City Government Reporter

Preferential voting was tried out for the first time in Ann Arbor Wednesday. And it worked.

Sixth graders at Eberwhite Elementary School put the new mayoral balloting system to its first test and the results left City Clerk Jerome S. Weiss a bit more optimistic about the upcoming city election when it will be used for real.

The Eberwhite students voted for fictitious candidates for city council and the mayoral race. Of the 92 ballots cast and 2 were invalidated, one for each of the races.

Weiss conducted the mock election as much as it will occur April 7. Four student--Tony Martin, Pippi McKinley, Eric Glieberman and Judy Weiss--were selected by sixth grade teacher Jo Owens to serve as precinct workers.

The clerk gave detailed balloting instructions only to these four students and they answered any questions from their classmates about the balloting, just as election workers will do at the polls.

The class was then told to only read the voting instructions on the ballot and mark their preferences. The instructions must have been clear, since the only problem the youngsters seemed to have was how to fold their baths after they were marked.
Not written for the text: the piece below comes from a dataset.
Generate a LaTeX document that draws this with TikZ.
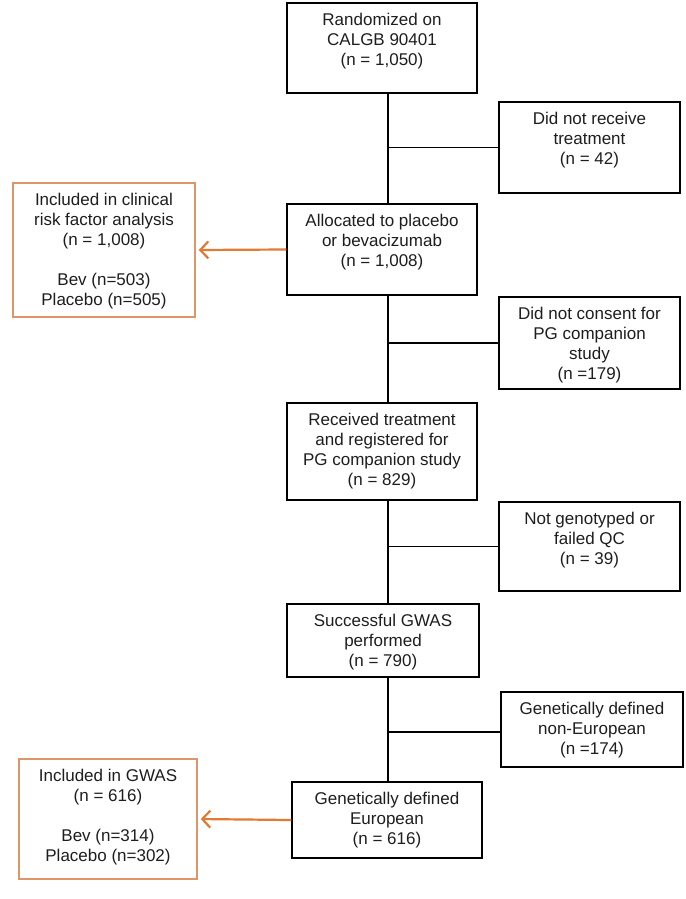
\documentclass[tikz,border=0pt]{standalone}
\usepackage{fontspec}
\setmainfont{Liberation Sans}
\usetikzlibrary{arrows.meta}
\definecolor{arrorange}{RGB}{226,122,52}
\definecolor{boxorange}{RGB}{222,150,104}
\definecolor{txtcol}{RGB}{30,30,30}
\tikzset{
  boxb/.style={draw=black, line width=1.5pt, fill=white, inner sep=0pt},
  boxo/.style={draw=boxorange, line width=1.5pt, fill=white, inner sep=0pt},
  txt/.style={anchor=north, inner sep=0pt, align=center, text=txtcol,
              font=\fontsize{17}{20}\selectfont, yshift=-10.5pt},
  link/.style={draw=black, line width=1.5pt},
  oarrow/.style={draw=arrorange, line width=2.2pt, -{Straight Barb[length=8pt,width=17pt,line width=2.2pt]}, shorten >=3pt}
}
\newcommand{\mkbox}[6]{% name, style, x1,y1,x2,y2
  \node[#2, minimum width={(#5-#3)*1pt}, minimum height={(#6-#4)*1pt}] (#1) at ({(#3+#5)/2},{(#4+#6)/2}) {};
}
\begin{document}
\begin{tikzpicture}[x=1pt,y=-1pt]
\useasboundingbox[fill=white] (0,0) rectangle (685,899);
\coordinate (spine) at (388,0);
% boxes
\mkbox{A}{boxb}{287}{3}{477}{93}
\mkbox{B}{boxb}{499}{102}{680}{193}
\mkbox{C}{boxb}{287}{204}{477}{295}
\mkbox{D}{boxo}{13}{183}{195}{317}
\mkbox{E}{boxb}{499}{297}{680}{389}
\mkbox{F}{boxb}{287}{403}{477}{500}
\mkbox{G}{boxb}{499}{502}{680}{591}
\mkbox{H}{boxb}{287}{604}{479}{677}
\mkbox{I}{boxb}{501}{692}{683}{767}
\mkbox{J}{boxb}{292}{782}{482}{858}
\mkbox{K}{boxo}{19}{759}{197}{879}
\coordinate (Ibr) at (501,732);
% texts
\node[txt] (At) at (A.north) {Randomized on\\CALGB 90401\\(n = 1,050)};
\node[txt] (Bt) at (B.north) {Did not receive\\treatment\\(n = 42)};
\node[txt] (Ct) at (C.north) {Allocated to placebo\\or bevacizumab\\(n = 1,008)};
\node[txt] (Dt) at (D.north) {Included in clinical\\risk factor analysis\\(n = 1,008)\\[20pt]Bev (n=503)\\Placebo (n=505)};
\node[txt] (Et) at (E.north) {Did not consent for\\PG companion\\study\\(n =179)};
\node[txt] (Ft) at (F.north) {Received treatment\\and registered for\\PG companion study\\(n = 829)};
\node[txt] (Gt) at (G.north) {Not genotyped or\\failed QC\\(n = 39)};
\node[txt] (Ht) at (H.north) {Successful GWAS\\performed\\(n = 790)};
\node[txt] (It) at (I.north) {Genetically defined\\non-European\\(n =174)};
\node[txt] (Jt) at (J.north) {Genetically defined\\European\\(n = 616)};
\node[txt] (Kt) at (K.north) {Included in GWAS\\(n = 616)\\[20pt]Bev (n=314)\\Placebo (n=302)};
% spine
\draw[link] (A.south -| spine) -- (C.north -| spine);
\draw[link] (C.south -| spine) -- (F.north -| spine);
\draw[link] (F.south -| spine) -- (H.north -| spine);
\draw[link] (H.south -| spine) -- (J.north -| spine);
% branches
\draw[link] (B.west -| spine) -- (B.west);
\draw[link] (E.west -| spine) -- (E.west);
\draw[link] (G.west -| spine) -- (G.west);
\draw[link] (Ibr -| spine) -- (Ibr);
% orange arrows
\draw[oarrow] (C.west) -- (D.east);
\draw[oarrow] (J.west) -- (K.east);
\end{tikzpicture}
\end{document}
The only spoiled preferential voting ballot turned in contained an "X" in the circle beside the preferred candidate's name instead of the number "1".

The ballot contains three candidates names and most students selected their first, second and third preferences, which is legitimate.

The students also had no trouble switching from using numbers on the mayoral ballots to using "X" marks on the city council paper ballots.

The key to the difference in the balloting may lie in the advice of Barbara Shalit, another sixth grade teacher. "This is one of those times when all else fails, follow the directions," she told the youngsters.

One fear of city officials have been that older voters who have voted on paper ballots in the past may skip reading the ballot instructions and mark the mayoral candidates with an "X" which results in that vote being tossed out.

The Eberwhite test was the first of several being conducted at city schools to see what problems voters 18 years and older may have in the city's general election. Other experiments will be at Tappan, Pattengill and Clague schools. In all, about 500 children will cast ballots before a report is prepared for mayor and council.